Cette transition s’accompagne aussi d’un changement de paysage bancaire. Entre 2018 et 2023, plus de 8 500 distributeurs automatiques de billets (DAB) ont disparu, soit une baisse de 4,6 % rien qu’en 2023. Et si 99,9 % de la population française vit encore à moins de 15 minutes d’un DAB, le recul est particulièrement visible dans les grandes villes, où le numérique est devenu un réflexe.
Le liquide est désormais associé à certaines catégories sociales ou géographiques, plus vulnérables, qui peuvent se sentir marginalisées : personnes âgées, zones rurales, ménages modestes ou ceux des Français – ils sont 13 millions – qui souffrent d’illectronisme.
Le recul du cash n’est pourtant pas qu’une question technologique. Le gouvernement, dans ses discours comme dans ses projets, accompagne et oriente cette mutation. Bruno Le Maire évoquait ainsi dès 2022 une « suppression progressive » du cash d’ici 2027. L’argument sécuritaire était déjà assumé : mieux vaut une transaction traçable qu’un échange anonyme, surtout dans un contexte de lutte contre le blanchiment et les économies parallèles. Gérald Darmanin pousse cette logique jusqu’à son terme : faire disparaître l’argent liquide, c’est selon lui priver les trafiquants de leur carburant.
L’Europe du Nord en pointe
La France ne fait d’ailleurs pas cavalier seul et plusieurs pays nordiques ont depuis longtemps franchi ce cap de la vie sans espèces. En Norvège, moins de 4 % des transactions s’effectuent en liquide ; en Suède et au Danemark, le cash représente à peine 8 % des paiements. Certaines banques n’acceptent même plus les espèces. Les Pays-Bas, la Finlande, l’Islande et les pays baltes, notamment l’Estonie, sont eux aussi très avancés, portés par une infrastructure numérique dense et une culture du paiement numérique.
Mais cette trajectoire sans cash n’est pas sans revers. En Suède, les autorités envisagent déjà une marche arrière partielle, alertées par les risques d’exclusion numérique, la vulnérabilité aux pannes et aux cyberattaques. Car une société sans espèces est aussi une société dépendante du réseau télécoms, des banques, des plateformes technologiques. Le paiement dématérialisé, s’il est évidemment plus pratique et plus sûr contre certains types de fraude, concentre aussi un pouvoir inédit entre les mains d’acteurs privés, notamment américains et d’institutions centralisées.
En octobre, un euro numérique
C’est d’ailleurs dans ce contexte où il est question de souveraineté que l’euro numérique fera son apparition en octobre prochain.
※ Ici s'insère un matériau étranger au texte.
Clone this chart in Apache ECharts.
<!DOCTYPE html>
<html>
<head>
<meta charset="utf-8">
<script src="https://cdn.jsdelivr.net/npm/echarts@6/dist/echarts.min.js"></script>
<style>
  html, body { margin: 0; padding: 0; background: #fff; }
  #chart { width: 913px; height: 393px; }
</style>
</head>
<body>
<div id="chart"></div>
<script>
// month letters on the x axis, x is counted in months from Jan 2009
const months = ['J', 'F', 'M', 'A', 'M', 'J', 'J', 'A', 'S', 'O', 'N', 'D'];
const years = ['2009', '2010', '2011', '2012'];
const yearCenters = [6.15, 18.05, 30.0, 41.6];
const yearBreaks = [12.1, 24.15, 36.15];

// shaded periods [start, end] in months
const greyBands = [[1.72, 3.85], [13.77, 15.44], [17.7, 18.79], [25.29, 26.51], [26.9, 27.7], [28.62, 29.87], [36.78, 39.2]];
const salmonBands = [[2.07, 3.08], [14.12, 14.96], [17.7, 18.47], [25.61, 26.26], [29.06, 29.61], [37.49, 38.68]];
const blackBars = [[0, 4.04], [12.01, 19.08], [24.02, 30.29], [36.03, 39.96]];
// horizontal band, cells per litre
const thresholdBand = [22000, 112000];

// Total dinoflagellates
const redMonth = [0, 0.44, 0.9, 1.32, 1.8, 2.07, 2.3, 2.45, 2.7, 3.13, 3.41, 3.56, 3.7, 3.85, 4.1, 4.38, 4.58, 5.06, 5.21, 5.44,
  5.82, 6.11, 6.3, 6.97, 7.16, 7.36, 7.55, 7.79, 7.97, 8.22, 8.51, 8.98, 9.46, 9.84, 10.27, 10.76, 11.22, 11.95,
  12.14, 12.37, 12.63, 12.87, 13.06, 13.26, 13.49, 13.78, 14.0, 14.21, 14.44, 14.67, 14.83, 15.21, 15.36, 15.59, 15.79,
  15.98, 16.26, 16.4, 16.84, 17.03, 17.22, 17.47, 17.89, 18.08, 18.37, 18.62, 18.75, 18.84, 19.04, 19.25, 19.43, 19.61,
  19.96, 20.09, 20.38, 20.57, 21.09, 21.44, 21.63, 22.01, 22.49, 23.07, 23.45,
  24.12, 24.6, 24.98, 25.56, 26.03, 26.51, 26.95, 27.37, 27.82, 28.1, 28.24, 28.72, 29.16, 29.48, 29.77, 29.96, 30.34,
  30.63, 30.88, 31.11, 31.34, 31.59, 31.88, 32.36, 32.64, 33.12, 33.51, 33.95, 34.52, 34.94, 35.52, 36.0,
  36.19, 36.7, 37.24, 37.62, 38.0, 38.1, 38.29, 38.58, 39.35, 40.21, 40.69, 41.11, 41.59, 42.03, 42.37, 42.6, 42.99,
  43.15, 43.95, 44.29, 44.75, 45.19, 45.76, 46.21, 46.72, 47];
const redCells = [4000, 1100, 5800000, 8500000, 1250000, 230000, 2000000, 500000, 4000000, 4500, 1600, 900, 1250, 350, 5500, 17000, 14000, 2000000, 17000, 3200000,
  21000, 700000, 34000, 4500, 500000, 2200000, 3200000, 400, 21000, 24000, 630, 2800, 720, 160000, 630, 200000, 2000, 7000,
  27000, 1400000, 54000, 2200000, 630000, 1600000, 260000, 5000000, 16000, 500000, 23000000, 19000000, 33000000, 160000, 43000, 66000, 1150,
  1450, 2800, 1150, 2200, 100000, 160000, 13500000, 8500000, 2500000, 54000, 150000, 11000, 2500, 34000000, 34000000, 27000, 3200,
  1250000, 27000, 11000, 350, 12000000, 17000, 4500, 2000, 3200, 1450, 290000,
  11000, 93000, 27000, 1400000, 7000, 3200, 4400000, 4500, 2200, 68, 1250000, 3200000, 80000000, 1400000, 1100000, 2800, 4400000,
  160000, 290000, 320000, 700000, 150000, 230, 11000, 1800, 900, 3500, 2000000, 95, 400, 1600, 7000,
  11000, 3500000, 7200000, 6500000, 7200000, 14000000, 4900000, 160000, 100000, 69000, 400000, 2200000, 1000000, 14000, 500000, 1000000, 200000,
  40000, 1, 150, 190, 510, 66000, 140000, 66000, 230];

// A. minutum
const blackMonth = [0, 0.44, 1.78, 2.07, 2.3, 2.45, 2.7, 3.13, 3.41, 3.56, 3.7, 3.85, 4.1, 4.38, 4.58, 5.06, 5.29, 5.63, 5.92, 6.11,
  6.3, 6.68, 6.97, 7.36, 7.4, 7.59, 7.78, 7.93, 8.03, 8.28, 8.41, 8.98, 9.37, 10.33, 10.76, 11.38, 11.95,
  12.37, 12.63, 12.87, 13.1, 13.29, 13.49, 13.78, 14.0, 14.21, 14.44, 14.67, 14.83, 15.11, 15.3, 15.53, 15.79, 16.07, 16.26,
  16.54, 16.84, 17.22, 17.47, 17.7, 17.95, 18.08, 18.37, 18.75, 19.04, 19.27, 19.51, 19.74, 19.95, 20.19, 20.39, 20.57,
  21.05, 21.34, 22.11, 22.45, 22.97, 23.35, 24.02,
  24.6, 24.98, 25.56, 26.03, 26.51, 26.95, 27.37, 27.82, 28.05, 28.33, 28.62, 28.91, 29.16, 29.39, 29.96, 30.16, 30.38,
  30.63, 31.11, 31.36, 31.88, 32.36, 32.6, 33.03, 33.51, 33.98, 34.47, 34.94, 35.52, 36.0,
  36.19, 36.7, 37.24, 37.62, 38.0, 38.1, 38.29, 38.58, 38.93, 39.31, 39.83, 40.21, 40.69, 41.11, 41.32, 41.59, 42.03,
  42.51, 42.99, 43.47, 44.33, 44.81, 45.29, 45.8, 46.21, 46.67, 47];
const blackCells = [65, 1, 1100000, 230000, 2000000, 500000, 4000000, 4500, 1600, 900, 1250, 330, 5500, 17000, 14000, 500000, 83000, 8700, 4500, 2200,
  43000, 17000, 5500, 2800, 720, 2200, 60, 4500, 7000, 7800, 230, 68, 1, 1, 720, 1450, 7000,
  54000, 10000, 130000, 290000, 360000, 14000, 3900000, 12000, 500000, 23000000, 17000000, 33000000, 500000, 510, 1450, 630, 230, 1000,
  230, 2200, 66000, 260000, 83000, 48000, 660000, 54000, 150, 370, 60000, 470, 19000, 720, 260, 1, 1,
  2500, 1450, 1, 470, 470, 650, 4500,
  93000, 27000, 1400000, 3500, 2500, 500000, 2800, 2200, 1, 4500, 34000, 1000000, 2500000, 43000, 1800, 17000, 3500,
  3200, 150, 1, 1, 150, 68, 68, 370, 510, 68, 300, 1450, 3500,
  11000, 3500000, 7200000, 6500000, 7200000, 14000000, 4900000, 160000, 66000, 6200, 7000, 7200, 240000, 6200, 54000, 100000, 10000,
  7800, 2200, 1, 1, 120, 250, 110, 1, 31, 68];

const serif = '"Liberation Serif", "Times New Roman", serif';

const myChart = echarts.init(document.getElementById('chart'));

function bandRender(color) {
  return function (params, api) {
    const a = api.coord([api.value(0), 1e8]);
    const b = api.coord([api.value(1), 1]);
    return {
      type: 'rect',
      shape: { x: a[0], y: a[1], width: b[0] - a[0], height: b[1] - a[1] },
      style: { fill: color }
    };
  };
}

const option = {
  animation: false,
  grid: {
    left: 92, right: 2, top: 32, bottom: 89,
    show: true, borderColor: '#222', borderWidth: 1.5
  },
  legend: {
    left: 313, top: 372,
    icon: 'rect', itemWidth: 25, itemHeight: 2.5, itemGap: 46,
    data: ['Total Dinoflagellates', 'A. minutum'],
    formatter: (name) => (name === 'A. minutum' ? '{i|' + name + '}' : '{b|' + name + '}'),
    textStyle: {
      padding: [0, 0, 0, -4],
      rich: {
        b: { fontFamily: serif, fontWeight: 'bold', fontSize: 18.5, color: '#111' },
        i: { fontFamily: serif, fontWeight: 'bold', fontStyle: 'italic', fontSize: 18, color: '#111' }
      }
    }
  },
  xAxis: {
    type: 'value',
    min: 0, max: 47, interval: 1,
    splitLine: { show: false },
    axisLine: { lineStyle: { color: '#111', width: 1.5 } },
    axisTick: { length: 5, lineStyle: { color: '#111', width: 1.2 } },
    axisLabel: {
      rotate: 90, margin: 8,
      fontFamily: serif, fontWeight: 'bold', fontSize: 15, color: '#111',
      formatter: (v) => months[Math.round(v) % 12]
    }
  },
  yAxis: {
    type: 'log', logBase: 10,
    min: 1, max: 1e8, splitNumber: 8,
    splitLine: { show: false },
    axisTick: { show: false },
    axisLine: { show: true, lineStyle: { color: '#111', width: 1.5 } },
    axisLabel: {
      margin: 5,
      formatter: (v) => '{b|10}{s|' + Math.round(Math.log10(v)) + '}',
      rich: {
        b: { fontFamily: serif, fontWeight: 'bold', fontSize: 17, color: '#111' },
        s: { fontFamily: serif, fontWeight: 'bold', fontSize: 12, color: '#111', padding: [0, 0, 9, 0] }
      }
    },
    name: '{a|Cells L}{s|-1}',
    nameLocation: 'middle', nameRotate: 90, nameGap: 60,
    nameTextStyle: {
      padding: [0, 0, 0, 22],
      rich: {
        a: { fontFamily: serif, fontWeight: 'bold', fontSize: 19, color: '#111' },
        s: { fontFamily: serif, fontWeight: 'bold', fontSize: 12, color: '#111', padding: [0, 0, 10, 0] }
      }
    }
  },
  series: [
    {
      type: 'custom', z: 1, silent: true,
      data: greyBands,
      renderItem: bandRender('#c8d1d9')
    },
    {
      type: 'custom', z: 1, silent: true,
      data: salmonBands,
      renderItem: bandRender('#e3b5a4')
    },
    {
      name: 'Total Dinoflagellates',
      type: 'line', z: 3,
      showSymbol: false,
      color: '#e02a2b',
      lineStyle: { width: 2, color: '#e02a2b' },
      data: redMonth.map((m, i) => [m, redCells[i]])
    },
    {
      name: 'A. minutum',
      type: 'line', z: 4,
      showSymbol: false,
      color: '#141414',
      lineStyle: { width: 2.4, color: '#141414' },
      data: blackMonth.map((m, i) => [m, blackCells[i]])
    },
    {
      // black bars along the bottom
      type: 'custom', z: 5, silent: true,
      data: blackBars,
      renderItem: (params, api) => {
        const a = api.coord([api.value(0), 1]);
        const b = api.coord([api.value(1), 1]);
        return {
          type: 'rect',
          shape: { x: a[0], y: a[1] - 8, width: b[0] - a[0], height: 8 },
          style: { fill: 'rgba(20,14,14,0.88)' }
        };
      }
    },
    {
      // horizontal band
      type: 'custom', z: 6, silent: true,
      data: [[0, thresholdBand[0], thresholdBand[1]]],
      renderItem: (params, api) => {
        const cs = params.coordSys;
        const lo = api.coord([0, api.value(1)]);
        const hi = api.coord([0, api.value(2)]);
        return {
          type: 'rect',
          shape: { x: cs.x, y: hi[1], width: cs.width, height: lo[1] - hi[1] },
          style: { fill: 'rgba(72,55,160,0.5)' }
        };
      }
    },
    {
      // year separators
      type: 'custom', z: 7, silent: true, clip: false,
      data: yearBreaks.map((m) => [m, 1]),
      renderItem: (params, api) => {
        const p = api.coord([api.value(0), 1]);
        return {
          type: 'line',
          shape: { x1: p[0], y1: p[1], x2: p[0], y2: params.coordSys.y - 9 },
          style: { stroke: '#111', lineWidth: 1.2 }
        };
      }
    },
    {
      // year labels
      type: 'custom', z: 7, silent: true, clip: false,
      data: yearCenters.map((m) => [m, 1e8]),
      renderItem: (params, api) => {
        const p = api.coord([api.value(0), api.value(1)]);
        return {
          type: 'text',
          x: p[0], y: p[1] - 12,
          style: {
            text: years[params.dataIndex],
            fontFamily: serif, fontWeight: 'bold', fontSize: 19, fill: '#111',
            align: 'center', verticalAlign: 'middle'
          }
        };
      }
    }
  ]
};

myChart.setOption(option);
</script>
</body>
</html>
Porté par la Banque centrale européenne, ce nouveau moyen de paiement digital – non bancaire et garanti par l’institution monétaire – cohabitera dans un premier temps avec les espèces.
Reste une question essentielle : une société sans cash est-elle plus moderne, ou simplement plus contrôlée ? En France, 60 % des citoyens se disent encore attachés à la possibilité de payer en espèces ; parce que le liquide garantit à leurs yeux une forme de liberté : celle de ne pas être suivi, de ne pas tout justifier, de pouvoir donner sans trace. Supprimer le cash est donc aussi une question politique qui demanderait un large consensus. Pour l’heure, il n’existe pas.